Timekeeping policy ☐ Written rules on lateness, undertime, rounding, and grace periods ☐ Statement that unpaid tardiness reduces payroll for that period (not a year-end penalty)
Computation notes ☐ Keep a monthly ledger of unpaid tardiness/undertime that affected wages ☐ Sum year-to-date basic salary earned (after unpaid time) ☐ Divide by 12 for the statutory 13th-month pay minimum
Documentation & due process ☐ Avoid “fines” taken from 13th-month pay ☐ Use progressive discipline for habitual tardiness ☐ Retain acknowledgments of policies and any written authorizations for lawful deductions
Cut-off and payout ☐ Confirm the cut-off period (usually Jan 1–Dec 31) ☐ Pay not later than Dec 24 (or pro-rate on separation)
Tax & reporting ☐ Apply the exemption cap; tax any excess ☐ Reflect amounts properly in payslips and annual reporting
Sample policy language (for employee handbook)

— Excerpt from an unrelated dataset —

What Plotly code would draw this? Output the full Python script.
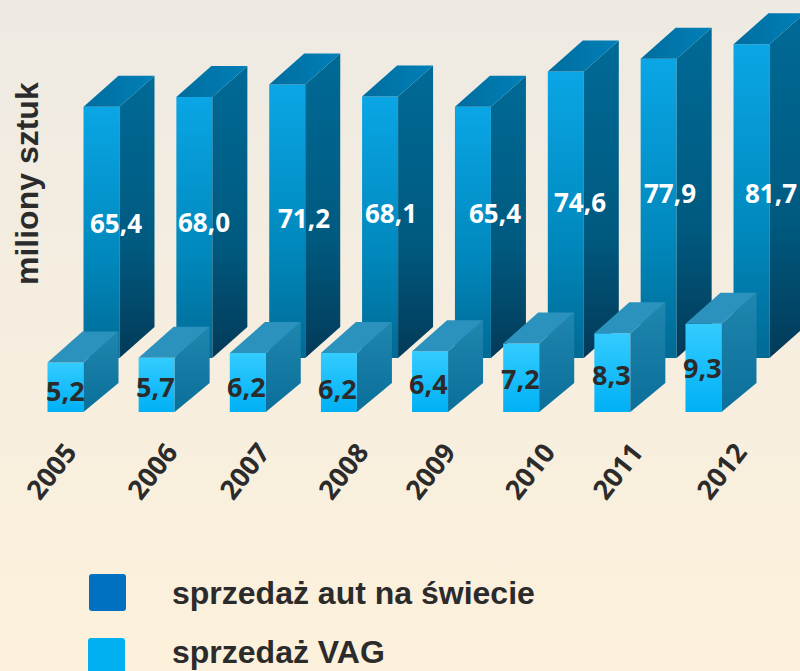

13th-Month Pay Base and Tardiness The Company grants 13th-month pay in accordance with law, computed at not less than one-twelfth (1/12) of the employee’s basic salary earned within the calendar year. For this purpose, “basic salary” excludes overtime, premium pay, night differential, holiday pay, and allowances unless expressly integrated into basic salary by Company policy or a collective bargaining agreement.
Unpaid tardiness or undertime reduces the basic salary for the affected payroll period pursuant to our timekeeping rules; consequently, the 13th-month pay—being computed on actual basic salary earned—may proportionately decrease. The Company does not impose penalties or fines by deducting from the 13th-month pay. Instances of habitual tardiness are addressed through the Company’s disciplinary procedures in accordance with due process.
Frequently asked questions
Q1: Can we subtract ₱X from an employee’s computed 13th-month pay as a “tardiness penalty”? A: No. Apply timekeeping rules at the time wages are earned; do not penalize a statutory benefit.
Q2: We round lateness to the nearest 30 minutes and dock pay. Is that allowed? A: If the policy is reasonable, written, communicated, and consistently enforced, docking unworked time is generally permissible—and it will indirectly reduce the 13th-month pay via a lower earnings base.
Q3: Do grace periods affect the computation? A: If the grace period is paid, there’s no reduction to basic salary; hence, no effect on the 13th-month pay.
Q4: What if an allowance is “fixed” every month—does it enter the base? A: Only if expressly integrated into basic salary by policy/CBA. Otherwise it remains excluded.
Q5: Does approved paid leave (VL/SL) reduce the 13th-month pay? A: No. Paid leave counts toward basic salary earned.
Bottom line
- You don’t dock the 13th-month pay for tardiness.
- You do compute the 13th-month pay from actual basic wages earned, which may be lower if unpaid tardiness reduced payroll during the year.
- Keep policies clear, apply them fairly, and document everything. If you choose to be more generous than the statutory minimum, reflect that in your CBA or handbook and apply it consistently.